AIM
For each line below that contains the string "with", copy that line.

GIVEN ENTRIES
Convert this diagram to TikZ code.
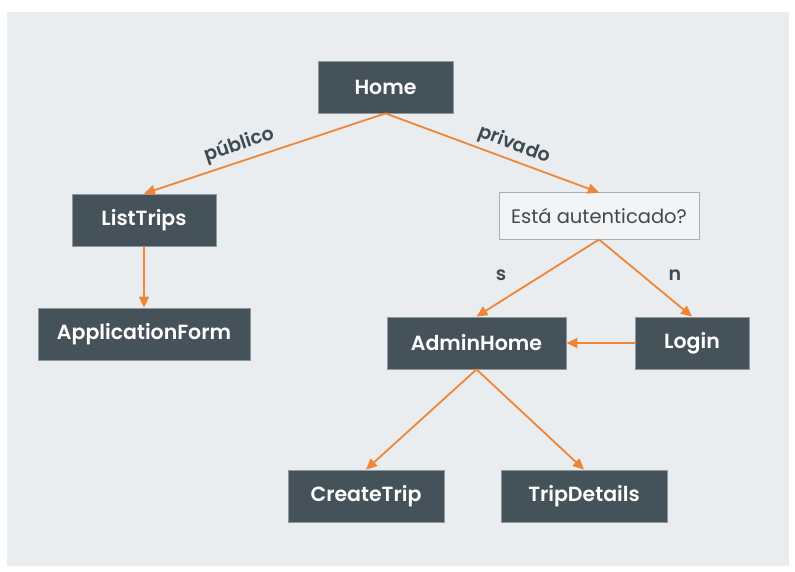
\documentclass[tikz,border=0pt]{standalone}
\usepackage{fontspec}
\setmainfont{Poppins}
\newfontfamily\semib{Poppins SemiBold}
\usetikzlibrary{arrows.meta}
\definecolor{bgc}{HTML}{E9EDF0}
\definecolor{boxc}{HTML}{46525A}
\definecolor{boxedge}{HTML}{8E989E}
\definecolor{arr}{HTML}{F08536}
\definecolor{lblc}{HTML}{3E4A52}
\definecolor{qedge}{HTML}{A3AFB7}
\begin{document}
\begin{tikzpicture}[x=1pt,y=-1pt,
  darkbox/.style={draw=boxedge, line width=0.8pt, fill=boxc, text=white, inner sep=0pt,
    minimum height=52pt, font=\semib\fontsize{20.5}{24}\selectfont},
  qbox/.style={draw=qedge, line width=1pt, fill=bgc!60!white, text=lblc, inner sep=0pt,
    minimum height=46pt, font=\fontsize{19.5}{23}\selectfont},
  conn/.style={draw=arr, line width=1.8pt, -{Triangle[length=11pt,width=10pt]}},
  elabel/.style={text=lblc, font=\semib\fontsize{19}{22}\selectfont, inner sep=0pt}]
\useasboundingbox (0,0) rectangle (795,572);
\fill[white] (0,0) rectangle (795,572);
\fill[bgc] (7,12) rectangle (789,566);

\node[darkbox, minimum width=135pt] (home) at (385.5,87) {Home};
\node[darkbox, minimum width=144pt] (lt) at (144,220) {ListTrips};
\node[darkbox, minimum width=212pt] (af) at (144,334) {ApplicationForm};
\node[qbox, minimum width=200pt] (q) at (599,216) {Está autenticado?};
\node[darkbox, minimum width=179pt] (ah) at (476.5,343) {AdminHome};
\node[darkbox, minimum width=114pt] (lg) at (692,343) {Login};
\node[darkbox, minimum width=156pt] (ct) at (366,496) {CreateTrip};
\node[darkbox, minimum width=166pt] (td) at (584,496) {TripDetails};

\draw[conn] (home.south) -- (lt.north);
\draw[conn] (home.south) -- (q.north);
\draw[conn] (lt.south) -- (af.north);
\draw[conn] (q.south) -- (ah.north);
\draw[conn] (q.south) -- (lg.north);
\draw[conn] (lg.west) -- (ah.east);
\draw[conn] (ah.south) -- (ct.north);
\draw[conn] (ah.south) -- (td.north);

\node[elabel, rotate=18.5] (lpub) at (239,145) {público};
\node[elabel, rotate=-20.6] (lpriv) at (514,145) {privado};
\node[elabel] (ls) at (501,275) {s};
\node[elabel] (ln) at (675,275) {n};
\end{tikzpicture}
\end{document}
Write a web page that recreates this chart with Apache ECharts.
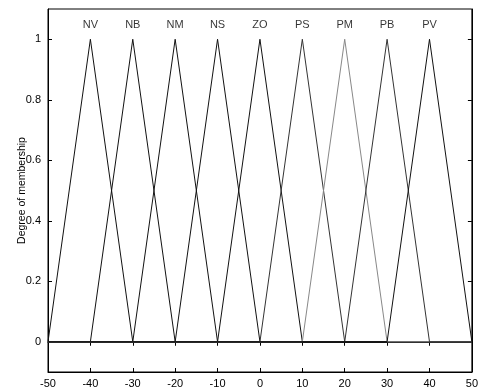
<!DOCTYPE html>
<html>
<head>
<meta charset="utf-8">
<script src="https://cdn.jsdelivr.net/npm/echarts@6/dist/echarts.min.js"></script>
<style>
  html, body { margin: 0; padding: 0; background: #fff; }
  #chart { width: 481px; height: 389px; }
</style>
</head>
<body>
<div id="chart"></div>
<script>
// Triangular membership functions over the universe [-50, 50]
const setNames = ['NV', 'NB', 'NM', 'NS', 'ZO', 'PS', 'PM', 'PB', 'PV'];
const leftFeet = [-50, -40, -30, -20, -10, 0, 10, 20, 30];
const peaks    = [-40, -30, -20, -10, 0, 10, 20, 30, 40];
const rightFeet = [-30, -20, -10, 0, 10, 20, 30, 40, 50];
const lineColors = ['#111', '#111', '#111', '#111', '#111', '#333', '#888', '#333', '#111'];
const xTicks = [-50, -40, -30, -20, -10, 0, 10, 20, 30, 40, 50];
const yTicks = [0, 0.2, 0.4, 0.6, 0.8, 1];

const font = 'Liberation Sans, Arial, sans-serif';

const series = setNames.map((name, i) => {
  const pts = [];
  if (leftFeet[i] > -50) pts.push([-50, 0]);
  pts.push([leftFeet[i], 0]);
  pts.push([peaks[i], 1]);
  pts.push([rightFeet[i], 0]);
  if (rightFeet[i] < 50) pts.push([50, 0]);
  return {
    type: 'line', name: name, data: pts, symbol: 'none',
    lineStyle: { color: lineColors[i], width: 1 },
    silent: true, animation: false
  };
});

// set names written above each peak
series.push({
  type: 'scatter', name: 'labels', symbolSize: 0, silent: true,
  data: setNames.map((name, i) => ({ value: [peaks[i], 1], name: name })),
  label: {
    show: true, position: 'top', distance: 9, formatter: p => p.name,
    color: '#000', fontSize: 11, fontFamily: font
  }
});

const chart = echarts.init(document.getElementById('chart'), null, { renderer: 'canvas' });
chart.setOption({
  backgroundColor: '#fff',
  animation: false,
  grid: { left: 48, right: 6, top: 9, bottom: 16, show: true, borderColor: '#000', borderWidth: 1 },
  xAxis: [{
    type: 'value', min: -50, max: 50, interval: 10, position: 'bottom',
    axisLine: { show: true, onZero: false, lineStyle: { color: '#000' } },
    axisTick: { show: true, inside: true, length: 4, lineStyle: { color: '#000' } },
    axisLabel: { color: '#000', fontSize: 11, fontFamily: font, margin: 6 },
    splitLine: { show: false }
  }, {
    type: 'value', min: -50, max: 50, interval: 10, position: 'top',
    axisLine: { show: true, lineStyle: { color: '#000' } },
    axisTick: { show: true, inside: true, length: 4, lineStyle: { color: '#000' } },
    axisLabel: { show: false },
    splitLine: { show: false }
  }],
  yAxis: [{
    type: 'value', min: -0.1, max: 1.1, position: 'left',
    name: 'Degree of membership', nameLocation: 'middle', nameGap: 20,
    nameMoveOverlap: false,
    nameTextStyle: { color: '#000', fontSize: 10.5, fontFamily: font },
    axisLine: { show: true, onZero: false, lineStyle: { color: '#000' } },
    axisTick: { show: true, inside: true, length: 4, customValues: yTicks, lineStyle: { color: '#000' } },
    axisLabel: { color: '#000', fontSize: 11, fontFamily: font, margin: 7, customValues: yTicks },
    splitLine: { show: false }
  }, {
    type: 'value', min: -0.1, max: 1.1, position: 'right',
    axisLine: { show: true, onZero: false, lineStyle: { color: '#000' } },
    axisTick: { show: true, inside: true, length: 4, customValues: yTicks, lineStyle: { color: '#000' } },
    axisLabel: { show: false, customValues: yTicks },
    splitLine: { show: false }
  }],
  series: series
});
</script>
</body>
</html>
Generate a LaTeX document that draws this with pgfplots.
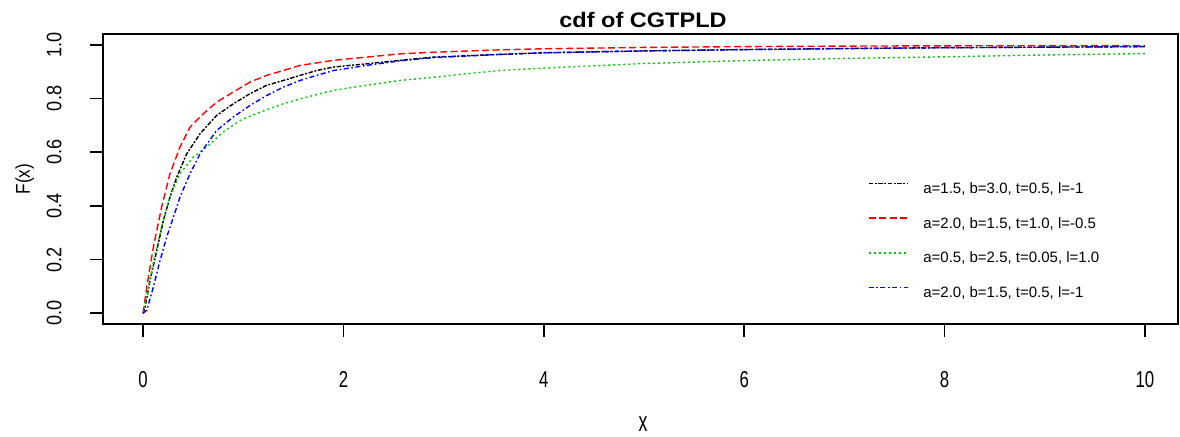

FINISHED ANSWER
Write a web page that recreates this chart with Apache ECharts.
Generate a LaTeX document that draws this with pgfplots.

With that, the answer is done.